Food alternatives

 

Energy food suppliers provide products that serve their purpose in cycling. Gels, bars, energy drinks and recovery drinks are all conveniently packaged for ease of use during exercise and do what they say on the tin: provide energy or help you recover.

However, there are a few downsides to these products. They are made to last, they contain ingredients that sound like they belong in food made for space travel. ‘E’ numbers, flavouring, preservatives etc. are contained within the product to make it taste the way you expect and also preserve it to allow it to have a long shelf life.

Basically these products are made to fit a wide variety of people, not poison you, be convenient and as cheap as possible.

As I said these products do serve a purpose, but you often hear of them causing stomach problems. In addition, they will rarely be made to fit any dietary requirements you have. If you have the time available it is just as easy to make your own food and drinks that will satisfy you and any requirements you have e.g high or low GI, low/high fat etc.

Energy foods/drinks tend to have very simple ingredients so they can be digested as easy as possible and as a result as very simple to throw together the day before a race, sportive or training.

Energy Drinks

These are some of the simplest products to replicate at home. The main ingredient contained in an energy drink that is responsible for providing energy is simple sugars (monosaccharides and disaccharides) such as fructose or sucrose. These are quickly absorbed by the body to provide energy for the muscles.

Commercial products such as powders will generally contain artificial colours, flavourings and emulsifiers to help them mix with water.

The homemade solution is very simple. Water mixed with a fruit juice of your choice in a 3:1 ratio or a ratio that satisfies your taste. Fruit juices primarily contain simple sugars but will also contain a number of vitamins or minerals that will provide additional benefits. An example of this is pineapple juice contains bromelain which is a natural anti-inflammatory that can help resolve respiratory issues.

Adding a pinch of salt can add an isotonic element that will help maintain the fluid balance in the body and prevent cramp.

Recovery drinks

Protein powders were once a by-product of the food industry. It originates from milk used for cheese. Whey that is separated from the curd in cheese making was once used for animal feed (some food science for you). However, when dried I can be sold as an easily digestible protein in powder form and used by athletes as a protein supplement.

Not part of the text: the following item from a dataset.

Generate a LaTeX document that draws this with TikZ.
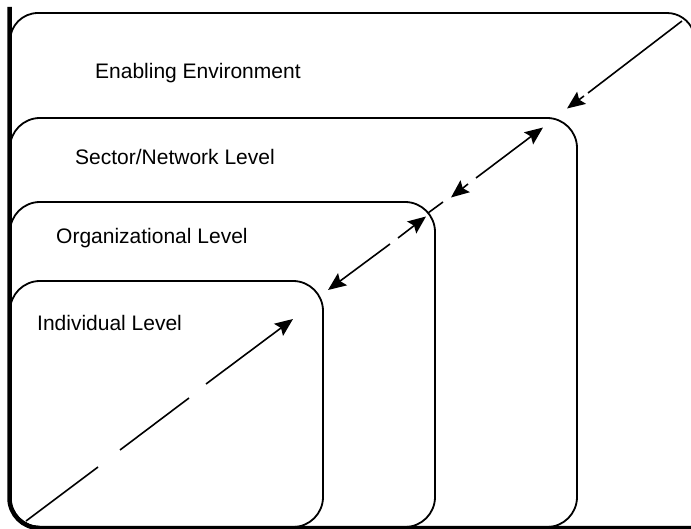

Recovery drinks for cyclist will contain whey as well as a carbohydrate component to replenish glycogen stores and repair muscle fibres. The carbohydrate to protein ratio is generally 3-4:1. This ratio is contained in chocolate milk with the added benefits of containing a number of additional minerals and vitamins that will improve your health.

Bars

Personally I don’t really enjoy the taste of commercial energy bars. They tend to taste artificial as they are filled with artificial ingredients to make them look and taste a certain way. As homemade products aren’t made to last months they will generally taste better and the look will depend on your cooking skills.

Look up any energy bar recipe online and you will find endless amounts of ingredient options, all of which produce a bar that is far most satisfying than commercial ones.

Even at a professional level you will always see riders opting for natural/homemade options such as rice cakes in races and training.

The other benefit of this option is that it is completely customisable. Gluten free, high fat, low sugar etc. are all easily made by varying the ingredients.

Gels

Gels are one of the products that are hard to replace. They serve their purpose very well and are hard to replicate at home. The sugar and water mix often with caffeine are purpose built for giving you a kick in closing kilometres of a race.

There is one alternative available that is probably more suited to be used out training. Fruit compotes, otherwise known as baby food are simply blended fruit. As they are blened most of th fibre is removed and it allows the sugar to be broken down quickly to provide a quick hit of energy, similar to a gel.

 

Like I said commercial energy products serve their purpose. They are convenient and get the job done. Homemade or natural options tend to be better for your health but do require so time to put together.